Windows 11 is finally getting a feature I’ve been keenly awaiting since the OS was released – yes, a ‘never combine’ option is coming to the taskbar. Oh, a joyous and rapturous day indeed (ahem).
This is one of many changes brought forth with a new preview build (23466) in the Dev channel, and it has been previously speculated about in a number of leaks.
Turning on ‘never combine’ mode for the taskbar means that apps are always kept as individual entries on the bar, even when multiple copies of the same application are open at the same time.
With multiple instances of apps, by default Windows 11 stacks them up – combines them, so to speak – into one entry on the taskbar. Never combined, as the name suggests, means this doesn’t happen, and they all stay separate – and you can see the labels on those individual instances (telling you which web page is currently active, for example, in a browser window).
Not all testers will see this straightaway, Microsoft informs us, as it’s a gradual rollout. So even if you’re a Windows Insider hanging out in the Dev channel, it may still be some time before you receive the option.
Happiness is a non-combining taskbar
The introduction of the never combined option for the taskbar is a big one for me, as the lack of this feature is pretty much the biggest reason why I’ve not upgraded to Windows 11 yet. (There are other niggles, too, but let’s not stray off-topic).
That probably sounds a bit overblown, but seriously, stacking up apps on the taskbar is a deal-breaker as far as I’m concerned. I hate this way of working – it truly bugs me – so I was pretty mystified when Windows 11 turned up without never combine (as it’s known in Windows 10 – I’m not sure why it’s now ‘combined’ in Windows 11, but it doesn’t really matter).
It’s never a good idea to remove choice as far as I’m concerned, but Microsoft didn’t do this out of some arbitrary desire, we were told. The chatter from the usual insider sources suggested that adding what seems like a simple bit of functionality on the face of it was actually a pretty complex issue around how the interface of the latest OS was built from the ground up.
I’m not sure how far I buy into that, but I can accept the basic premise. I just can’t understand why it has taken so very long for Microsoft to introduce this for Windows 11 – clearly, it was pretty far down whatever interface priority lists were drawn up internally.

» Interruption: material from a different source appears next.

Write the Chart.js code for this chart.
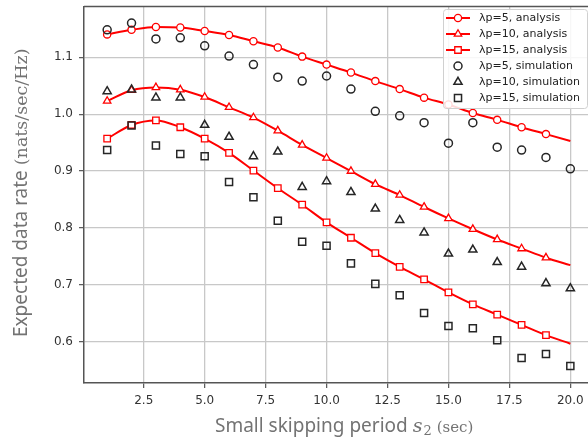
<!DOCTYPE html>
<html>
<head>
<meta charset="utf-8">
<script src="https://cdn.jsdelivr.net/npm/chart.js@4.4.1/dist/chart.umd.min.js"></script>
<style>
html, body { margin: 0; padding: 0; background: #fff; overflow: hidden; }
#wrap { width: 588px; height: 443px; overflow: hidden; }
</style>
</head>
<body>
<div id="wrap"><canvas id="rateChart" width="600" height="443"></canvas></div>
<script>
// Small skipping period s2 (sec)
const periods = [1, 2, 3, 4, 5, 6, 7, 8, 9, 10, 11, 12, 13, 14, 15, 16, 17, 18, 19, 20];

// Expected data rate, analytical curves
const analysis5  = [1.140, 1.148, 1.153, 1.152, 1.146, 1.139, 1.128, 1.117, 1.101, 1.087, 1.073, 1.058, 1.044, 1.029, 1.017, 1.002, 0.990, 0.977, 0.965, 0.953];
const analysis10 = [1.023, 1.042, 1.047, 1.043, 1.030, 1.012, 0.994, 0.971, 0.946, 0.923, 0.900, 0.877, 0.858, 0.837, 0.817, 0.798, 0.780, 0.764, 0.748, 0.735];
const analysis15 = [0.957, 0.981, 0.989, 0.977, 0.957, 0.932, 0.901, 0.870, 0.841, 0.810, 0.783, 0.756, 0.732, 0.710, 0.687, 0.666, 0.648, 0.630, 0.612, 0.597];

// Expected data rate, simulation runs
const sim5  = [1.148, 1.160, 1.132, 1.134, 1.120, 1.102, 1.087, 1.065, 1.058, 1.067, 1.044, 1.005, 0.997, 0.985, 0.949, 0.985, 0.942, 0.937, 0.924, 0.904];
const sim10 = [1.040, 1.043, 1.029, 1.029, 0.981, 0.960, 0.926, 0.934, 0.872, 0.882, 0.863, 0.834, 0.814, 0.792, 0.755, 0.762, 0.740, 0.732, 0.703, 0.694];
const sim15 = [0.937, 0.980, 0.945, 0.930, 0.926, 0.881, 0.854, 0.813, 0.776, 0.769, 0.738, 0.702, 0.682, 0.651, 0.628, 0.624, 0.603, 0.572, 0.579, 0.558];

const xTicks = [2.5, 5, 7.5, 10, 12.5, 15, 17.5, 20];
const yTicks = [0.6, 0.7, 0.8, 0.9, 1.0, 1.1];

const RED = '#ff0000';
const DARK = '#262626';
const SIZES = { circle: 3.6, triangle: 4.3, rect: 4.6 };

const toPoints = values => periods.map((p, i) => ({ x: p, y: values[i] }));

function analysisSet(label, values, shape) {
    const r = SIZES[shape];
    return {
        label,
        data: toPoints(values),
        showLine: true,
        borderColor: RED,
        borderWidth: 2,
        cubicInterpolationMode: 'monotone',
        pointStyle: shape,
        // last sample only closes the curve, no marker there
        pointRadius: ctx => ctx.dataIndex === periods.length - 1 ? 0 : r,
        pointBorderColor: RED,
        pointBackgroundColor: '#fff',
        pointBorderWidth: 1.3,
        order: 2
    };
}

function simulationSet(label, values, shape) {
    return {
        label,
        data: toPoints(values),
        showLine: false,
        pointStyle: shape,
        pointRadius: SIZES[shape] + 0.4,
        pointBorderColor: DARK,
        pointBackgroundColor: 'rgba(0,0,0,0)',
        pointBorderWidth: 1.5,
        order: 1
    };
}

function drawMarker(ctx, shape, x, y, r) {
    ctx.beginPath();
    if (shape === 'circle') {
        ctx.arc(x, y, r, 0, Math.PI * 2);
    } else if (shape === 'triangle') {
        for (let k = 0; k < 3; k++) {
            const a = k * 2 * Math.PI / 3;
            const px = x + Math.sin(a) * r, py = y - Math.cos(a) * r;
            k === 0 ? ctx.moveTo(px, py) : ctx.lineTo(px, py);
        }
        ctx.closePath();
    } else {
        const s = Math.SQRT1_2 * r;
        ctx.rect(x - s, y - s, 2 * s, 2 * s);
    }
}

// Boxed legend in the upper right corner of the plot
const legendBox = {
    id: 'legendBox',
    afterDraw(chart) {
        const ctx = chart.ctx;
        const bx = 443, by = 9, bw = 144, bh = 99;
        ctx.save();
        ctx.fillStyle = 'rgba(255,255,255,0.85)';
        ctx.strokeStyle = '#d0d0d0';
        ctx.lineWidth = 1;
        ctx.beginPath();
        ctx.roundRect(bx + 0.5, by + 0.5, bw, bh, 3);
        ctx.fill();
        ctx.stroke();

        ctx.font = '11px "DejaVu Sans"';
        ctx.textBaseline = 'middle';
        chart.data.datasets.forEach((ds, i) => {
            const y = by + 9 + i * 16;
            const mx = 458;
            if (ds.showLine) {
                ctx.strokeStyle = ds.borderColor;
                ctx.lineWidth = ds.borderWidth;
                ctx.beginPath();
                ctx.moveTo(446, y);
                ctx.lineTo(470, y);
                ctx.stroke();
            }
            const r = SIZES[ds.pointStyle] + (ds.showLine ? 0 : 0.4);
            drawMarker(ctx, ds.pointStyle, mx, y, r);
            ctx.fillStyle = ds.pointBackgroundColor;
            ctx.fill();
            ctx.strokeStyle = ds.pointBorderColor;
            ctx.lineWidth = ds.pointBorderWidth;
            ctx.stroke();
            ctx.fillStyle = '#222';
            ctx.fillText(ds.label, 479, y + 0.5);
        });
        ctx.restore();
    }
};

// Top spine and the two axis titles (mixed sans / serif runs)
const frameAndTitles = {
    id: 'frameAndTitles',
    afterDraw(chart) {
        const { ctx, chartArea } = chart;
        ctx.save();
        ctx.strokeStyle = '#555';
        ctx.lineWidth = 1.5;
        ctx.beginPath();
        ctx.moveTo(chartArea.left, chartArea.top);
        ctx.lineTo(chartArea.right, chartArea.top);
        ctx.stroke();

        ctx.fillStyle = '#737373';
        ctx.textBaseline = 'alphabetic';

        // x title
        let x = 215;
        const base = 432;
        ctx.font = '19px "Noto Sans"';
        ctx.fillText('Small skipping period ', x, base);
        x += ctx.measureText('Small skipping period ').width;
        ctx.font = 'italic 19px "DejaVu Serif"';
        ctx.fillText('s', x, base);
        x += ctx.measureText('s').width;
        ctx.font = '13px "DejaVu Serif"';
        ctx.fillText('2', x + 1, base + 3);
        x += ctx.measureText('2').width + 6;
        ctx.font = '15px "DejaVu Serif"';
        ctx.fillText('(sec)', x, base);

        // y title, rotated
        ctx.translate(27, 337);
        ctx.rotate(-Math.PI / 2);
        ctx.font = '19px "Noto Sans"';
        ctx.fillText('Expected data rate ', 0, 0);
        const w = ctx.measureText('Expected data rate ').width;
        ctx.font = '17.5px "DejaVu Serif"';
        ctx.fillText('(nats/sec/Hz)', w, 0);
        ctx.restore();
    }
};

const tickFont = { family: 'DejaVu Sans', size: 12 };

new Chart(document.getElementById('rateChart'), {
    type: 'scatter',
    data: {
        datasets: [
            analysisSet('λp=5, analysis', analysis5, 'circle'),
            analysisSet('λp=10, analysis', analysis10, 'triangle'),
            analysisSet('λp=15, analysis', analysis15, 'rect'),
            simulationSet('λp=5, simulation', sim5, 'circle'),
            simulationSet('λp=10, simulation', sim10, 'triangle'),
            simulationSet('λp=15, simulation', sim15, 'rect')
        ]
    },
    options: {
        responsive: false,
        animation: false,
        devicePixelRatio: 1,
        layout: { padding: { top: 4, right: 6, left: 0, bottom: 0 } },
        plugins: {
            legend: { display: false },
            tooltip: { enabled: false }
        },
        scales: {
            x: {
                type: 'linear',
                min: 0.05,
                max: 20.95,
                afterBuildTicks: s => { s.ticks = xTicks.map(v => ({ value: v })); },
                afterFit: s => { s.height = 60; s.paddingLeft = 0; s.paddingRight = 0; },
                ticks: {
                    callback: v => v.toFixed(1),
                    font: tickFont,
                    color: '#333',
                    padding: 6,
                    maxRotation: 0,
                    autoSkip: false
                },
                grid: { color: '#c8c8c8', lineWidth: 1.3, tickColor: '#555', tickLength: 5, tickWidth: 1.2 },
                border: { color: '#555', width: 1.5 }
            },
            y: {
                type: 'linear',
                min: 0.528,
                max: 1.189,
                afterBuildTicks: s => { s.ticks = yTicks.map(v => ({ value: v })); },
                afterFit: s => { s.width = 84; s.paddingTop = 0; s.paddingBottom = 0; },
                ticks: {
                    callback: v => v.toFixed(1),
                    font: tickFont,
                    color: '#333',
                    padding: 6
                },
                grid: { color: '#c8c8c8', lineWidth: 1.3, tickColor: '#555', tickLength: 5, tickWidth: 1.2 },
                border: { color: '#555', width: 1.5 }
            }
        }
    },
    plugins: [legendBox, frameAndTitles]
});
</script>
</body>
</html>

But hey, it’s here now, if only in testing. Hopefully, Microsoft will manage to push this change through in the big update at the end of the year (23H2). After all, the groundwork should’ve been the hard bit here, so honing the feature shouldn’t be that much of a task. I hope.
Then I can fire up that Windows 11 upgrade, finally, and get with the OS times. This feels a bit more like a pressing need following the announcement that Windows 10 won’t get any more features at all (save minor tweaks – there’ll be no 23H2 update for the older operating system, as you may recall).